At this point, we’ve all heard about Covid-19 more than we ever cared to, but we wanted to clear up some potential confusion about feline coronavirus or FeCV. Covid-19 and FeCV are completely different viruses. According to the Cornell Feline Health Center:
Most strains of feline coronavirus are found in the gastrointestinal tract and do not cause significant disease. These are referred to as feline enteric coronavirus (FeCV). Cats infected with FeCV usually do not show any symptoms during the initial viral infection, but may occasionally experience brief bouts of diarrhea and/or mild upper respiratory signs from which they recover spontaneously.
Current scientific studies show that feline coronavirus cannot be passed to humans from infected cats. However, it can turn into something extremely serious and even deadly for cats. Certain strains of feline coronavirus can cause feline infectious peritonitis or FIP in about ten percent of cats affected with FeCV. FIP is a virus that typically affects younger cats, however, there are no definitive tests to diagnose FIP and relatively few treatment options.
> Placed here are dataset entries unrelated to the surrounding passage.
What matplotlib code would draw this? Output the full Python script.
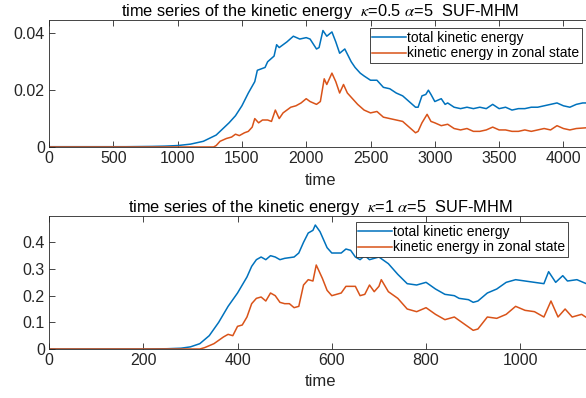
import matplotlib
matplotlib.use("Agg")
import matplotlib.pyplot as plt

plt.rcParams['font.family'] = ['Liberation Sans', 'DejaVu Sans']
plt.rcParams['mathtext.fontset'] = 'stix'

# ---------------- data: kappa = 0.5 ----------------
t_top = [0, 300, 600, 800, 900, 1000, 1100, 1200, 1300, 1400, 1450, 1500, 1550, 1600, 1620,
         1680, 1700, 1750, 1770, 1790, 1850, 1900, 1950, 2000, 2030, 2080, 2100, 2130, 2160,
         2200, 2230, 2260, 2300, 2350, 2380, 2420, 2450, 2500, 2550, 2600, 2650, 2700, 2750,
         2800, 2850, 2870, 2900, 2930, 2950, 2970, 3000, 3050, 3080, 3100, 3150, 3200, 3250,
         3300, 3350, 3400, 3450, 3500, 3550, 3600, 3650, 3700, 3750, 3800, 3850, 3900, 3950,
         4000, 4050, 4100, 4150, 4250]
ke_total_top = [0.0001, 0.0001, 0.0001, 0.0002, 0.0003, 0.0005, 0.001, 0.002, 0.0042, 0.0085,
                0.011, 0.0145, 0.019, 0.023, 0.027, 0.028, 0.030, 0.032, 0.036, 0.035, 0.037,
                0.039, 0.038, 0.0385, 0.038, 0.0345, 0.035, 0.041, 0.039, 0.0405, 0.037, 0.033,
                0.0345, 0.030, 0.028, 0.026, 0.025, 0.0235, 0.0235, 0.021, 0.0205, 0.019, 0.018,
                0.016, 0.014, 0.014, 0.018, 0.0185, 0.020, 0.0185, 0.016, 0.017, 0.015, 0.0155,
                0.014, 0.0135, 0.014, 0.0135, 0.014, 0.0135, 0.015, 0.0135, 0.014, 0.013, 0.0135,
                0.0135, 0.014, 0.014, 0.0145, 0.015, 0.0155, 0.0145, 0.014, 0.015, 0.0155, 0.0155]

t_top_z = [0, 1000, 1280, 1300, 1330, 1380, 1420, 1450, 1480, 1520, 1550, 1580, 1600, 1630,
           1660, 1700, 1730, 1760, 1790, 1820, 1850, 1880, 1920, 1960, 2000, 2030, 2080, 2110,
           2140, 2160, 2200, 2230, 2260, 2290, 2320, 2360, 2400, 2450, 2500, 2550, 2600, 2650,
           2700, 2750, 2800, 2850, 2870, 2900, 2940, 2970, 3000, 3050, 3100, 3150, 3200, 3250,
           3300, 3350, 3400, 3450, 3500, 3550, 3600, 3650, 3700, 3750, 3800, 3850, 3900, 3950,
           4000, 4050, 4100, 4250]
ke_zonal_top = [0.0, 0.0, 0.0, 0.0005, 0.002, 0.003, 0.0035, 0.0045, 0.004, 0.005, 0.0055,
                0.007, 0.010, 0.0085, 0.0095, 0.0095, 0.009, 0.013, 0.010, 0.012, 0.013, 0.014,
                0.0145, 0.0155, 0.017, 0.016, 0.015, 0.016, 0.024, 0.022, 0.026, 0.023, 0.019,
                0.022, 0.019, 0.017, 0.015, 0.013, 0.012, 0.0125, 0.0105, 0.010, 0.0095, 0.009,
                0.007, 0.005, 0.0055, 0.0085, 0.0115, 0.009, 0.0085, 0.0075, 0.008, 0.0065, 0.006,
                0.0065, 0.0055, 0.0055, 0.006, 0.007, 0.006, 0.006, 0.0055, 0.0055, 0.006, 0.0055,
                0.006, 0.0065, 0.006, 0.0075, 0.0065, 0.006, 0.0065, 0.007]

# ---------------- data: kappa = 1 ----------------
t_bot = [0, 200, 250, 280, 300, 320, 340, 360, 380, 400, 410, 420, 430, 440, 450, 460, 470,
         480, 490, 500, 520, 530, 540, 550, 560, 565, 575, 590, 600, 620, 630, 640, 650, 660,
         670, 680, 690, 700, 720, 740, 760, 780, 790, 800, 820, 840, 860, 870, 890, 900, 910,
         930, 950, 970, 990, 1010, 1030, 1050, 1060, 1075, 1090, 1100, 1120, 1140, 1160]
ke_total_bot = [0.0, 0.0, 0.001, 0.003, 0.008, 0.02, 0.05, 0.10, 0.16, 0.21, 0.24, 0.27, 0.31,
                0.335, 0.345, 0.335, 0.35, 0.345, 0.335, 0.34, 0.345, 0.36, 0.40, 0.435, 0.445,
                0.465, 0.44, 0.38, 0.36, 0.36, 0.375, 0.37, 0.345, 0.335, 0.35, 0.335, 0.34,
                0.345, 0.32, 0.28, 0.245, 0.24, 0.245, 0.25, 0.225, 0.205, 0.20, 0.19, 0.185,
                0.175, 0.18, 0.21, 0.225, 0.25, 0.26, 0.255, 0.25, 0.245, 0.29, 0.25, 0.275,
                0.255, 0.26, 0.245, 0.23]

t_bot_z = [0, 250, 320, 330, 350, 370, 380, 390, 400, 410, 420, 430, 440, 450, 460, 470, 480,
           490, 500, 510, 520, 530, 540, 550, 560, 567, 580, 590, 600, 620, 630, 650, 660, 670,
           680, 690, 700, 705, 720, 740, 760, 780, 800, 820, 840, 850, 860, 880, 900, 910, 930,
           950, 970, 990, 1010, 1030, 1050, 1065, 1080, 1095, 1110, 1130, 1160]
ke_zonal_bot = [0.0, 0.0, 0.0, 0.005, 0.02, 0.045, 0.055, 0.05, 0.085, 0.09, 0.12, 0.17, 0.19,
                0.195, 0.18, 0.21, 0.20, 0.175, 0.17, 0.17, 0.155, 0.16, 0.24, 0.26, 0.255,
                0.315, 0.265, 0.22, 0.20, 0.21, 0.235, 0.235, 0.20, 0.205, 0.24, 0.215, 0.235,
                0.26, 0.215, 0.19, 0.15, 0.14, 0.155, 0.13, 0.11, 0.115, 0.12, 0.095, 0.07,
                0.075, 0.12, 0.115, 0.13, 0.16, 0.145, 0.14, 0.12, 0.18, 0.12, 0.15, 0.12, 0.13,
                0.095]

blue = '#0072BD'
orange = '#D95319'
dark = '#262626'

fig = plt.figure(figsize=(5.86, 3.98), dpi=100)
ax1 = fig.add_axes([0.0836, 0.6307, 0.9266, 0.319])
ax2 = fig.add_axes([0.0836, 0.1231, 0.9266, 0.335])


def style(ax, lpad):
    for s in ax.spines.values():
        s.set_color(dark)
        s.set_linewidth(0.6)
    ax.tick_params(direction='in', top=True, right=True, length=4, width=0.6,
                   colors=dark, labelsize=11.5, pad=3)
    ax.set_xlabel('time', fontsize=12, color=dark, labelpad=lpad)


ax1.plot(t_top, ke_total_top, color=blue, lw=1.1, label='total kinetic energy')
ax1.plot(t_top_z, ke_zonal_top, color=orange, lw=1.1, label='kinetic energy in zonal state')
ax1.set_xlim(0, 4222)
ax1.set_ylim(0, 0.0447)
ax1.set_xticks(range(0, 4001, 500))
ax1.set_yticks([0, 0.02, 0.04])
ax1.set_yticklabels(['0', '0.02', '0.04'])
ax1.set_title(r'time series of the kinetic energy  $\kappa$=0.5 $\alpha$=5  SUF-MHM',
              fontsize=11.8, color='black', pad=3)
style(ax1, 5)

ax2.plot(t_bot, ke_total_bot, color=blue, lw=1.1, label='total kinetic energy')
ax2.plot(t_bot_z, ke_zonal_bot, color=orange, lw=1.1, label='kinetic energy in zonal state')
ax2.set_xlim(0, 1152)
ax2.set_ylim(0, 0.5)
ax2.set_xticks(range(0, 1001, 200))
ax2.set_yticks([0, 0.1, 0.2, 0.3, 0.4])
ax2.set_yticklabels(['0', '0.1', '0.2', '0.3', '0.4'])
ax2.set_title(r'time series of the kinetic energy  $\kappa$=1 $\alpha$=5  SUF-MHM',
              fontsize=11.8, color='black', pad=3)
style(ax2, 4)

for ax, anchor in [(ax1, (582 / 586, 1 - 28 / 398)), (ax2, (568 / 586, 1 - 222 / 398))]:
    leg = ax.legend(loc='upper right', bbox_to_anchor=anchor, bbox_transform=fig.transFigure,
                    fontsize=10, fancybox=False, framealpha=1, edgecolor=dark,
                    borderpad=0.2, labelspacing=0.12, handlelength=2.4, handletextpad=0.1,
                    borderaxespad=0)
    leg.get_frame().set_linewidth(0.6)

fig.savefig('out.png', dpi=100)
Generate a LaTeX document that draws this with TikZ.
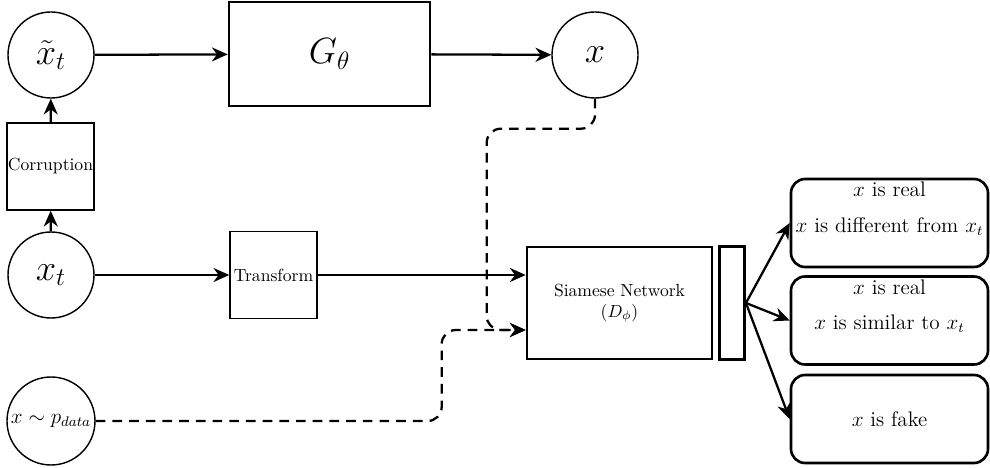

Keeping cats as healthy as possible, including preventing infection by other viruses such as feline leukemia virus and calicivirus by appropriate vaccination, where indicated, is likely to decrease the likelihood of FIP. Litter boxes should be kept clean and located away from food and water dishes. Cornell Feline Health Center
So if you hear your vet talking about feline coronavirus, please remember it is not the same virus as Covid-19 and you cannot catch Covid-19 from a cat infected with feline coronavirus.
A note about Covid-19 and pets:
At this time, there is no evidence that animals play a significant role in spreading the virus that causes COVID-19.
Based on the limited information available to date, the risk of animals spreading COVID-19 to people is considered to be low.